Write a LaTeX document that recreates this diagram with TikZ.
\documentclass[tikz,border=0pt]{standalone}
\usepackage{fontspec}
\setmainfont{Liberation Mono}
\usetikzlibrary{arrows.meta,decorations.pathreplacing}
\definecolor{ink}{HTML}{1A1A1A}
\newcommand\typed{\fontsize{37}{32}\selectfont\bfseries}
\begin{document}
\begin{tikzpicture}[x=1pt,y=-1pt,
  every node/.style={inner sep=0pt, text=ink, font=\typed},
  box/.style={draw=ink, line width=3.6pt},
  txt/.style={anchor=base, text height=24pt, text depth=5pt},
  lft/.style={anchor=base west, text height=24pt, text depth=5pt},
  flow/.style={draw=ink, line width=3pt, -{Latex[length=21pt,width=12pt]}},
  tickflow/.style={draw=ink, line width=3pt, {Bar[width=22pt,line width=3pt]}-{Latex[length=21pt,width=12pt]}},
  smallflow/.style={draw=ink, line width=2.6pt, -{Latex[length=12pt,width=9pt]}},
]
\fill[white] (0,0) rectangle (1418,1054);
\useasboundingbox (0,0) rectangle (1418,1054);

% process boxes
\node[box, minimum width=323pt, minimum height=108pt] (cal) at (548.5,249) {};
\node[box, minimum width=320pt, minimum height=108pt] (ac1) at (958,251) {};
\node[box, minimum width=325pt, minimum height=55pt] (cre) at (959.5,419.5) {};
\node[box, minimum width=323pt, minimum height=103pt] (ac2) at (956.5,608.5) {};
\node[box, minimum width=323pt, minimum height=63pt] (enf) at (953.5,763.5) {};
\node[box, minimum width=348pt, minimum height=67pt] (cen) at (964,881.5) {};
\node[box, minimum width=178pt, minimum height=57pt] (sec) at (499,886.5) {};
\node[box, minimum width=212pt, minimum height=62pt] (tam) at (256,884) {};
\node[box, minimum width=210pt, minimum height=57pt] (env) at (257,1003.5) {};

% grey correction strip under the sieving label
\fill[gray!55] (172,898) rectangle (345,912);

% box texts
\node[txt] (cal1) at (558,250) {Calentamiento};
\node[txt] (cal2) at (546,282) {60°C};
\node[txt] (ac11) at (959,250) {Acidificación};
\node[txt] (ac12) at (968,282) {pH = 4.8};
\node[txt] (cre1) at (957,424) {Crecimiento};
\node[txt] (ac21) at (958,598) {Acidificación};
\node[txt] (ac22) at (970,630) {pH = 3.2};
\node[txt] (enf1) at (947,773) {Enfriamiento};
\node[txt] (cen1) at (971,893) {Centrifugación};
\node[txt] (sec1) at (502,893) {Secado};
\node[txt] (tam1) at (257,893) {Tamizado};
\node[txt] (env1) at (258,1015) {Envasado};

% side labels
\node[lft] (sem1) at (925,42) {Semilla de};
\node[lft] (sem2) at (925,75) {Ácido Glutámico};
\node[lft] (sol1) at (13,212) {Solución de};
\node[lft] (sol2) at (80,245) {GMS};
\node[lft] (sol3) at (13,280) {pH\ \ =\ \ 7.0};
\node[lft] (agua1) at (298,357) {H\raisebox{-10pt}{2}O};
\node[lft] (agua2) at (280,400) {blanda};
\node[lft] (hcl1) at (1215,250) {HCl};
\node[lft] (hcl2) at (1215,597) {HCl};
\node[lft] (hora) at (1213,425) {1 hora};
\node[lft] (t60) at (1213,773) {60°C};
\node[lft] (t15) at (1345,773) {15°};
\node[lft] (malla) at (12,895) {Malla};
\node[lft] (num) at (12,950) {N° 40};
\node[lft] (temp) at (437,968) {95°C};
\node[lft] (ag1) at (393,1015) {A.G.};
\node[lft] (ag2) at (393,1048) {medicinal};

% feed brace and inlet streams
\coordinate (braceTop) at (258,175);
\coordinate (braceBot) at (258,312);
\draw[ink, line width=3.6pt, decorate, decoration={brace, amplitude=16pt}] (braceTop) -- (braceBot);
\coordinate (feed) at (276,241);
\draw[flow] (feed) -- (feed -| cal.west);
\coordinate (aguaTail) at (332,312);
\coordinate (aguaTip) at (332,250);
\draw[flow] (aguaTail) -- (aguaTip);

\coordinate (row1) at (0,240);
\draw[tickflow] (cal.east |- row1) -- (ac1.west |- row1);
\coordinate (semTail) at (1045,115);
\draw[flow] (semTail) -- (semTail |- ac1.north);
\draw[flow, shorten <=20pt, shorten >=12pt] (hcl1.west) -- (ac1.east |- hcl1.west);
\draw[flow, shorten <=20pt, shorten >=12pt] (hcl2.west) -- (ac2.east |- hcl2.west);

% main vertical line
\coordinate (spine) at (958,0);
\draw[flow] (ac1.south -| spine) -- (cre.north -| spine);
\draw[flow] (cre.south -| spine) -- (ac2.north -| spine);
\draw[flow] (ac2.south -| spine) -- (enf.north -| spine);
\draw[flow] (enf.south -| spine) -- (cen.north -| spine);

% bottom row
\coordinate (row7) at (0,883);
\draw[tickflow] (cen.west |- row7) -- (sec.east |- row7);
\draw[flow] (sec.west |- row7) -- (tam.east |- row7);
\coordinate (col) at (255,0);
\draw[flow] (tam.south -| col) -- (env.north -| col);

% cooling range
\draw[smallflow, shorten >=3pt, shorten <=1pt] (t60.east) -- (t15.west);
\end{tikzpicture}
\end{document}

::::

Take the lines above and retype all of them exactly.

Write a LaTeX document that recreates this diagram with TikZ.
\documentclass[tikz,border=0pt]{standalone}
\usepackage{fontspec}
\setmainfont{Liberation Mono}
\usetikzlibrary{arrows.meta,decorations.pathreplacing}
\definecolor{ink}{HTML}{1A1A1A}
\newcommand\typed{\fontsize{37}{32}\selectfont\bfseries}
\begin{document}
\begin{tikzpicture}[x=1pt,y=-1pt,
  every node/.style={inner sep=0pt, text=ink, font=\typed},
  box/.style={draw=ink, line width=3.6pt},
  txt/.style={anchor=base, text height=24pt, text depth=5pt},
  lft/.style={anchor=base west, text height=24pt, text depth=5pt},
  flow/.style={draw=ink, line width=3pt, -{Latex[length=21pt,width=12pt]}},
  tickflow/.style={draw=ink, line width=3pt, {Bar[width=22pt,line width=3pt]}-{Latex[length=21pt,width=12pt]}},
  smallflow/.style={draw=ink, line width=2.6pt, -{Latex[length=12pt,width=9pt]}},
]
\fill[white] (0,0) rectangle (1418,1054);
\useasboundingbox (0,0) rectangle (1418,1054);

% process boxes
\node[box, minimum width=323pt, minimum height=108pt] (cal) at (548.5,249) {};
\node[box, minimum width=320pt, minimum height=108pt] (ac1) at (958,251) {};
\node[box, minimum width=325pt, minimum height=55pt] (cre) at (959.5,419.5) {};
\node[box, minimum width=323pt, minimum height=103pt] (ac2) at (956.5,608.5) {};
\node[box, minimum width=323pt, minimum height=63pt] (enf) at (953.5,763.5) {};
\node[box, minimum width=348pt, minimum height=67pt] (cen) at (964,881.5) {};
\node[box, minimum width=178pt, minimum height=57pt] (sec) at (499,886.5) {};
\node[box, minimum width=212pt, minimum height=62pt] (tam) at (256,884) {};
\node[box, minimum width=210pt, minimum height=57pt] (env) at (257,1003.5) {};

% grey correction strip under the sieving label
\fill[gray!55] (172,898) rectangle (345,912);

% box texts
\node[txt] (cal1) at (558,250) {Calentamiento};
\node[txt] (cal2) at (546,282) {60°C};
\node[txt] (ac11) at (959,250) {Acidificación};
\node[txt] (ac12) at (968,282) {pH = 4.8};
\node[txt] (cre1) at (957,424) {Crecimiento};
\node[txt] (ac21) at (958,598) {Acidificación};
\node[txt] (ac22) at (970,630) {pH = 3.2};
\node[txt] (enf1) at (947,773) {Enfriamiento};
\node[txt] (cen1) at (971,893) {Centrifugación};
\node[txt] (sec1) at (502,893) {Secado};
\node[txt] (tam1) at (257,893) {Tamizado};
\node[txt] (env1) at (258,1015) {Envasado};

% side labels
\node[lft] (sem1) at (925,42) {Semilla de};
\node[lft] (sem2) at (925,75) {Ácido Glutámico};
\node[lft] (sol1) at (13,212) {Solución de};
\node[lft] (sol2) at (80,245) {GMS};
\node[lft] (sol3) at (13,280) {pH\ \ =\ \ 7.0};
\node[lft] (agua1) at (298,357) {H\raisebox{-10pt}{2}O};
\node[lft] (agua2) at (280,400) {blanda};
\node[lft] (hcl1) at (1215,250) {HCl};
\node[lft] (hcl2) at (1215,597) {HCl};
\node[lft] (hora) at (1213,425) {1 hora};
\node[lft] (t60) at (1213,773) {60°C};
\node[lft] (t15) at (1345,773) {15°};
\node[lft] (malla) at (12,895) {Malla};
\node[lft] (num) at (12,950) {N° 40};
\node[lft] (temp) at (437,968) {95°C};
\node[lft] (ag1) at (393,1015) {A.G.};
\node[lft] (ag2) at (393,1048) {medicinal};

% feed brace and inlet streams
\coordinate (braceTop) at (258,175);
\coordinate (braceBot) at (258,312);
\draw[ink, line width=3.6pt, decorate, decoration={brace, amplitude=16pt}] (braceTop) -- (braceBot);
\coordinate (feed) at (276,241);
\draw[flow] (feed) -- (feed -| cal.west);
\coordinate (aguaTail) at (332,312);
\coordinate (aguaTip) at (332,250);
\draw[flow] (aguaTail) -- (aguaTip);

\coordinate (row1) at (0,240);
\draw[tickflow] (cal.east |- row1) -- (ac1.west |- row1);
\coordinate (semTail) at (1045,115);
\draw[flow] (semTail) -- (semTail |- ac1.north);
\draw[flow, shorten <=20pt, shorten >=12pt] (hcl1.west) -- (ac1.east |- hcl1.west);
\draw[flow, shorten <=20pt, shorten >=12pt] (hcl2.west) -- (ac2.east |- hcl2.west);

% main vertical line
\coordinate (spine) at (958,0);
\draw[flow] (ac1.south -| spine) -- (cre.north -| spine);
\draw[flow] (cre.south -| spine) -- (ac2.north -| spine);
\draw[flow] (ac2.south -| spine) -- (enf.north -| spine);
\draw[flow] (enf.south -| spine) -- (cen.north -| spine);

% bottom row
\coordinate (row7) at (0,883);
\draw[tickflow] (cen.west |- row7) -- (sec.east |- row7);
\draw[flow] (sec.west |- row7) -- (tam.east |- row7);
\coordinate (col) at (255,0);
\draw[flow] (tam.south -| col) -- (env.north -| col);

% cooling range
\draw[smallflow, shorten >=3pt, shorten <=1pt] (t60.east) -- (t15.west);
\end{tikzpicture}
\end{document}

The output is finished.